# Records provided
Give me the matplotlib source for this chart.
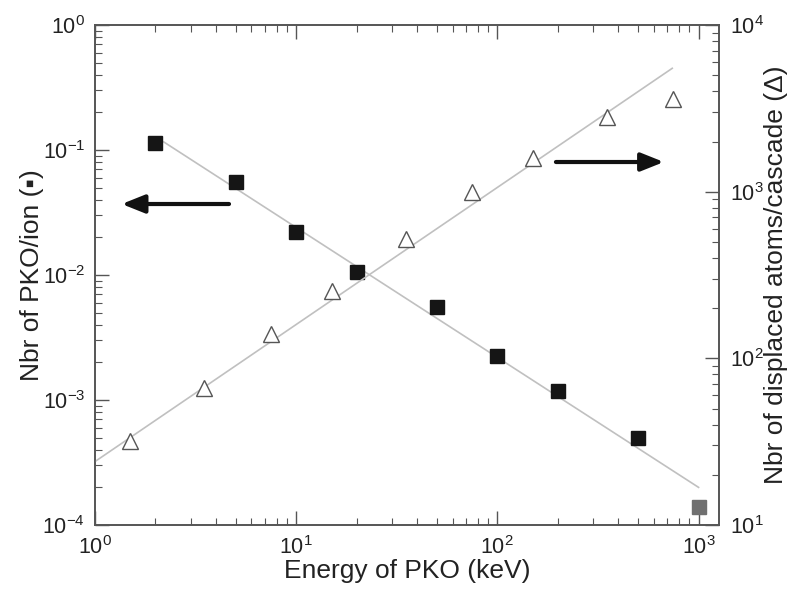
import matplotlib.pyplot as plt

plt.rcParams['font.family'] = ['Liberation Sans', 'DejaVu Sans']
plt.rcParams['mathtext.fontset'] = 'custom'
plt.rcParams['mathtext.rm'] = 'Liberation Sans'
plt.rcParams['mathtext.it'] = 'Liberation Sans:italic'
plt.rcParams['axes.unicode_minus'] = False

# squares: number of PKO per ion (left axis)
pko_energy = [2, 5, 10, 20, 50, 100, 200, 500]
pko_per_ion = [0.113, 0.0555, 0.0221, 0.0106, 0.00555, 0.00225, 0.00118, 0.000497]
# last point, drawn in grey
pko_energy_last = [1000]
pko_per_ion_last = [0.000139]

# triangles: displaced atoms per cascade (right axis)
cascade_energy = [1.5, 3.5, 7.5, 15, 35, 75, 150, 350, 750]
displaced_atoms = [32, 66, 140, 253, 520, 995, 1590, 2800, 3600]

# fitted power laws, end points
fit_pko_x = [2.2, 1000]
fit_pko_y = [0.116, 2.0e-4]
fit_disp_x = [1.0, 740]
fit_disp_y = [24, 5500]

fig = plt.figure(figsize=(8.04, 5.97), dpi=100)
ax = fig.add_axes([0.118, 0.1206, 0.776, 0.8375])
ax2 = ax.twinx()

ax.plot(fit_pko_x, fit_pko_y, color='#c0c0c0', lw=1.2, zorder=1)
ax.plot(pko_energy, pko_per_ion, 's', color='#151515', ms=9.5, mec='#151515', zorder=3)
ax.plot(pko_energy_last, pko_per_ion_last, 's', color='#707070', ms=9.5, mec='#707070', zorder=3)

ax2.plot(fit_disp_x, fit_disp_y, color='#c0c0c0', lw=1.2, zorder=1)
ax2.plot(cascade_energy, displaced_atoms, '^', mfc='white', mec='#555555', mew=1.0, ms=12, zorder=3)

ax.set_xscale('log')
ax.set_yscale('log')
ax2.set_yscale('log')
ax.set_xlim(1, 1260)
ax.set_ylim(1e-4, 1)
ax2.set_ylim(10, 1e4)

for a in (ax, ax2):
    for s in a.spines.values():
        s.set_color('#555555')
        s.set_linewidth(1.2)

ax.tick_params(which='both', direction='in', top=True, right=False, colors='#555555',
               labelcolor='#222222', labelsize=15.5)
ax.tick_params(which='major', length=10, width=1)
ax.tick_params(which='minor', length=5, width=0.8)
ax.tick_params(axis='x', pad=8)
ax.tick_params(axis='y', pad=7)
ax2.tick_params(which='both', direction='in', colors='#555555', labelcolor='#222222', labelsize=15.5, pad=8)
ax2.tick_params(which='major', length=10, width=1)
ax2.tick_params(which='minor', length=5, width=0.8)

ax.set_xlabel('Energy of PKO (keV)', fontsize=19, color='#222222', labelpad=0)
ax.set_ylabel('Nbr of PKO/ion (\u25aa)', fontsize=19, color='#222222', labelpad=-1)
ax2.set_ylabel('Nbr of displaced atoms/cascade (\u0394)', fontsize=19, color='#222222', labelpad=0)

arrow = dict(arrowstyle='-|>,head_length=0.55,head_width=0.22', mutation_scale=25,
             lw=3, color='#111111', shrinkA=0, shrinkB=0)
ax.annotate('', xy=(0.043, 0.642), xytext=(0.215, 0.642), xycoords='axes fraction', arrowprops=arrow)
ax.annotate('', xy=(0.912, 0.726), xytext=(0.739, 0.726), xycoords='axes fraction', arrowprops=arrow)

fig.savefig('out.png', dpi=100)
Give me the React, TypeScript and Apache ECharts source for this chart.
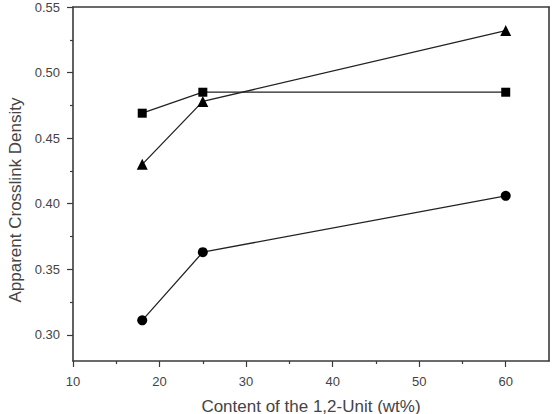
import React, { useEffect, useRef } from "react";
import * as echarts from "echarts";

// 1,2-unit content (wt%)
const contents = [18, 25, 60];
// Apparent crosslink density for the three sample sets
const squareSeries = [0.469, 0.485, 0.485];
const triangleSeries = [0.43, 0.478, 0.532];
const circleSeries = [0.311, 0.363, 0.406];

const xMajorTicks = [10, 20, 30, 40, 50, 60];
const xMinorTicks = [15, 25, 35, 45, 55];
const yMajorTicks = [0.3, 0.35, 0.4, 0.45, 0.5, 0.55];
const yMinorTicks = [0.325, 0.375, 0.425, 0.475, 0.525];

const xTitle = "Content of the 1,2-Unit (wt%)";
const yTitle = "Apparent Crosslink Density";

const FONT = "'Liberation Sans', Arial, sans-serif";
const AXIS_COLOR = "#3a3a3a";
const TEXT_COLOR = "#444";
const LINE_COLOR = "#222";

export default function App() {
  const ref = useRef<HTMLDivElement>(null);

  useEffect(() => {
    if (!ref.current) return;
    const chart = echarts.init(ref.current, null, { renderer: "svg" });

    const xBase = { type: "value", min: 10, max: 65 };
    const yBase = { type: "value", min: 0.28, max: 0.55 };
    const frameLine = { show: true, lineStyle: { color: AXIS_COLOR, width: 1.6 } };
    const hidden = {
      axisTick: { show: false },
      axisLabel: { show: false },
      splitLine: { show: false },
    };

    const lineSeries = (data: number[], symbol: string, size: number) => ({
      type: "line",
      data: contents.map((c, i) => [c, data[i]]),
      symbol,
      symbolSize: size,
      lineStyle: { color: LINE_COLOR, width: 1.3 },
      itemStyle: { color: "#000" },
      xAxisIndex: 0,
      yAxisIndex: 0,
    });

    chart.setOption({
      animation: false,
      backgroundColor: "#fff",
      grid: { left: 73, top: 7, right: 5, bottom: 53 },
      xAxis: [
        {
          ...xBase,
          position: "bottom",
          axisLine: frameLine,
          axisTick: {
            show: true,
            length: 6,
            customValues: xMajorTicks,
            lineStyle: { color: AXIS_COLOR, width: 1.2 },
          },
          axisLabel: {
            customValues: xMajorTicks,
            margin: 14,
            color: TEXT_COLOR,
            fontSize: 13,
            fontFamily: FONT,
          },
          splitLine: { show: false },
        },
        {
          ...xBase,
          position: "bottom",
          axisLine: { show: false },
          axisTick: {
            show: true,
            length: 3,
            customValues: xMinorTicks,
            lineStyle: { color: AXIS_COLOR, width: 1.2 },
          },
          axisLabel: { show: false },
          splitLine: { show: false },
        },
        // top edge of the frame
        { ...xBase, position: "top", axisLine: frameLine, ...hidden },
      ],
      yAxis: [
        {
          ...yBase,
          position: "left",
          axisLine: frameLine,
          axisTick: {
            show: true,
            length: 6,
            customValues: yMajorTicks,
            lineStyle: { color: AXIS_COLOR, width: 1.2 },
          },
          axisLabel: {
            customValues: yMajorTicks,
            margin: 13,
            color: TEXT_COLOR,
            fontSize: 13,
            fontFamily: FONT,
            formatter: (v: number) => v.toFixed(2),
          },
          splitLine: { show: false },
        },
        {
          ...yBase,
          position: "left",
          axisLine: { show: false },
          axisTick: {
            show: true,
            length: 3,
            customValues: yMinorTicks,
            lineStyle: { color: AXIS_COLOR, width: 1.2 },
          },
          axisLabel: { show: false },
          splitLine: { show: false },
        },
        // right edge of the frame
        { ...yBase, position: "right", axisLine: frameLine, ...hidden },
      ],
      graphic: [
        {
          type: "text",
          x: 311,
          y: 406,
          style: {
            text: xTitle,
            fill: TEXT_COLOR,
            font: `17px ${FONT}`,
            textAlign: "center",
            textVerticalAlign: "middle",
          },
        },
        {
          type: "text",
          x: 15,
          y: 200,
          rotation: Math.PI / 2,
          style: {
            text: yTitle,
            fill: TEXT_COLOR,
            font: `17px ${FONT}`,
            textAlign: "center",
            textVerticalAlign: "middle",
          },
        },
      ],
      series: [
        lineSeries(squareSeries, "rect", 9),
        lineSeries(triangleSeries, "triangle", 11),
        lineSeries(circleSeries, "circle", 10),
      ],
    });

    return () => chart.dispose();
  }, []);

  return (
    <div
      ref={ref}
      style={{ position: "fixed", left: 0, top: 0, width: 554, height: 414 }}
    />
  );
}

# Exercise directions
Only the lines from the start of the material through the line containing "ax2 = ax.twinx()" should be transcribed. Pictures stay out.

# Result of this exercise
Give me the matplotlib source for this chart.
import matplotlib.pyplot as plt

plt.rcParams['font.family'] = ['Liberation Sans', 'DejaVu Sans']
plt.rcParams['mathtext.fontset'] = 'custom'
plt.rcParams['mathtext.rm'] = 'Liberation Sans'
plt.rcParams['mathtext.it'] = 'Liberation Sans:italic'
plt.rcParams['axes.unicode_minus'] = False

# squares: number of PKO per ion (left axis)
pko_energy = [2, 5, 10, 20, 50, 100, 200, 500]
pko_per_ion = [0.113, 0.0555, 0.0221, 0.0106, 0.00555, 0.00225, 0.00118, 0.000497]
# last point, drawn in grey
pko_energy_last = [1000]
pko_per_ion_last = [0.000139]

# triangles: displaced atoms per cascade (right axis)
cascade_energy = [1.5, 3.5, 7.5, 15, 35, 75, 150, 350, 750]
displaced_atoms = [32, 66, 140, 253, 520, 995, 1590, 2800, 3600]

# fitted power laws, end points
fit_pko_x = [2.2, 1000]
fit_pko_y = [0.116, 2.0e-4]
fit_disp_x = [1.0, 740]
fit_disp_y = [24, 5500]

fig = plt.figure(figsize=(8.04, 5.97), dpi=100)
ax = fig.add_axes([0.118, 0.1206, 0.776, 0.8375])
ax2 = ax.twinx()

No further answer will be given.